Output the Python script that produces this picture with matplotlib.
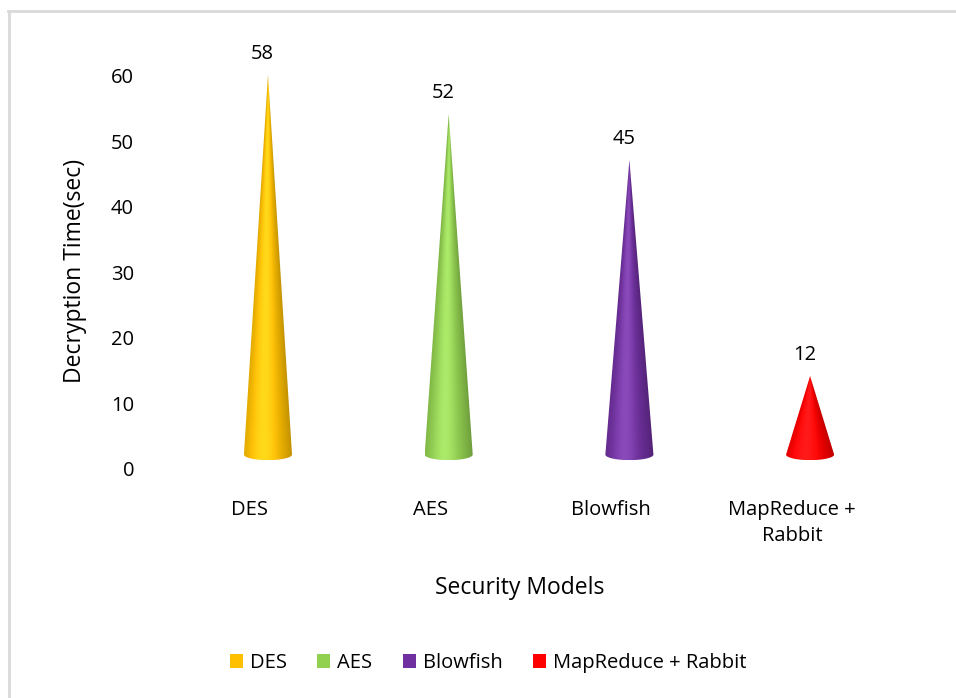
import numpy as np
import matplotlib
matplotlib.use('Agg')
import matplotlib.pyplot as plt
from matplotlib.path import Path
from matplotlib.patches import PathPatch, Patch
from matplotlib.lines import Line2D
from matplotlib.colors import to_rgb

plt.rcParams['font.family'] = ['Open Sans', 'DejaVu Sans']

# data
models = ['DES', 'AES', 'Blowfish', 'MapReduce +\nRabbit']
legend_names = ['DES', 'AES', 'Blowfish', 'MapReduce + Rabbit']
times = [58, 52, 45, 12]
colors = ['#FFC000', '#92D050', '#7030A0', '#FF0000']

# 3d look
lift = 2.2        # floor offset of the cones
half_w = 0.133    # base half width (x units)
ell_h = 0.85      # base ellipse half height (y units)
lab_shift = -0.1  # category labels sit a bit left of cones

fs = 14.5

fig = plt.figure(figsize=(9.56, 6.98), dpi=100)
ax = fig.add_axes([0.1461, 0.3281, 0.8147, 0.6006])
ax.set_xlim(-0.71, 3.6)
ax.set_ylim(0, 64)


def shade(c, t):
    c = np.array(to_rgb(c))
    k = np.clip(1 - ((t + 0.2) / 1.2) ** 2, 0, 1)
    rgb = c[None, None, :] * (0.74 + 0.26 * k[..., None]) + 0.10 * (k[..., None] ** 6)
    return np.clip(rgb, 0, 1)


for i, (v, c) in enumerate(zip(times, colors)):
    base = lift
    tip = v + lift
    # outline: tip -> left base -> lower half ellipse -> right base
    th = np.linspace(np.pi, 2 * np.pi, 60)
    ex = i + half_w * np.cos(th)
    ey = base + ell_h * np.sin(th)
    verts = [(i, tip)] + list(zip(ex, ey)) + [(i, tip)]
    codes = [Path.MOVETO] + [Path.LINETO] * (len(verts) - 2) + [Path.CLOSEPOLY]
    patch = PathPatch(Path(verts, codes), transform=ax.transData,
                      facecolor='none', edgecolor='none')
    ax.add_patch(patch)

    xs = np.linspace(i - half_w, i + half_w, 120)
    ys = np.linspace(base - ell_h, tip, 400)
    X, Y = np.meshgrid(xs, ys)
    w = np.where(Y > base, half_w * (tip - Y) / (tip - base), half_w)
    w = np.maximum(w, 1e-4)
    T = np.clip((X - i) / w, -1, 1)
    img = shade(c, T)
    im = ax.imshow(img, extent=[i - half_w, i + half_w, base - ell_h, tip],
                   origin='lower', aspect='auto', interpolation='bilinear')
    im.set_clip_path(patch)

    ax.text(i - 0.03, tip + 3.2, str(v), ha='center', va='center', fontsize=fs)

ax.set_xticks([i + lab_shift for i in range(len(models))])
ax.set_xticklabels(models, fontsize=fs, linespacing=1.45)
ax.set_yticks(range(0, 61, 10))
ax.tick_params(axis='y', labelsize=fs, length=0, pad=4)
ax.tick_params(axis='x', length=0, pad=22)
for s in ax.spines.values():
    s.set_visible(False)

fig.text(75 / 956, 1 - 271 / 698, 'Decryption Time(sec)', rotation=90,
         ha='center', va='center', fontsize=16.5)
fig.text(520 / 956, 1 - 588 / 698, 'Security Models', ha='center',
         va='center', fontsize=16.5)

handles = [Patch(facecolor=c, edgecolor='none') for c in colors]
fig.legend(handles, legend_names, loc='center', bbox_to_anchor=(488 / 956, 1 - 663 / 698),
           ncol=4, frameon=False, fontsize=fs, handlelength=0.65, handleheight=0.65,
           handletextpad=0.35, columnspacing=1.5)

# chart frame
fc = '#D9D9D9'
fig.add_artist(Line2D([8.5 / 956, 8.5 / 956], [0, 1 - 10.5 / 698], color=fc, lw=2,
                      transform=fig.transFigure))
fig.add_artist(Line2D([8 / 956, 1], [1 - 10.5 / 698, 1 - 10.5 / 698], color=fc, lw=2,
                      transform=fig.transFigure))

fig.savefig('out.png', dpi=100)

****************

▶ **INSTRUCTION**
Please take the lines from the beginning of the data above through the line holding "ax.set_ylim(0, 64)" and transcribe them exactly, without any pictures.

▶ **TASK OUTPUT**
Output the Python script that produces this picture with matplotlib.
import numpy as np
import matplotlib
matplotlib.use('Agg')
import matplotlib.pyplot as plt
from matplotlib.path import Path
from matplotlib.patches import PathPatch, Patch
from matplotlib.lines import Line2D
from matplotlib.colors import to_rgb

plt.rcParams['font.family'] = ['Open Sans', 'DejaVu Sans']

# data
models = ['DES', 'AES', 'Blowfish', 'MapReduce +\nRabbit']
legend_names = ['DES', 'AES', 'Blowfish', 'MapReduce + Rabbit']
times = [58, 52, 45, 12]
colors = ['#FFC000', '#92D050', '#7030A0', '#FF0000']

# 3d look
lift = 2.2        # floor offset of the cones
half_w = 0.133    # base half width (x units)
ell_h = 0.85      # base ellipse half height (y units)
lab_shift = -0.1  # category labels sit a bit left of cones

fs = 14.5

fig = plt.figure(figsize=(9.56, 6.98), dpi=100)
ax = fig.add_axes([0.1461, 0.3281, 0.8147, 0.6006])
ax.set_xlim(-0.71, 3.6)
ax.set_ylim(0, 64)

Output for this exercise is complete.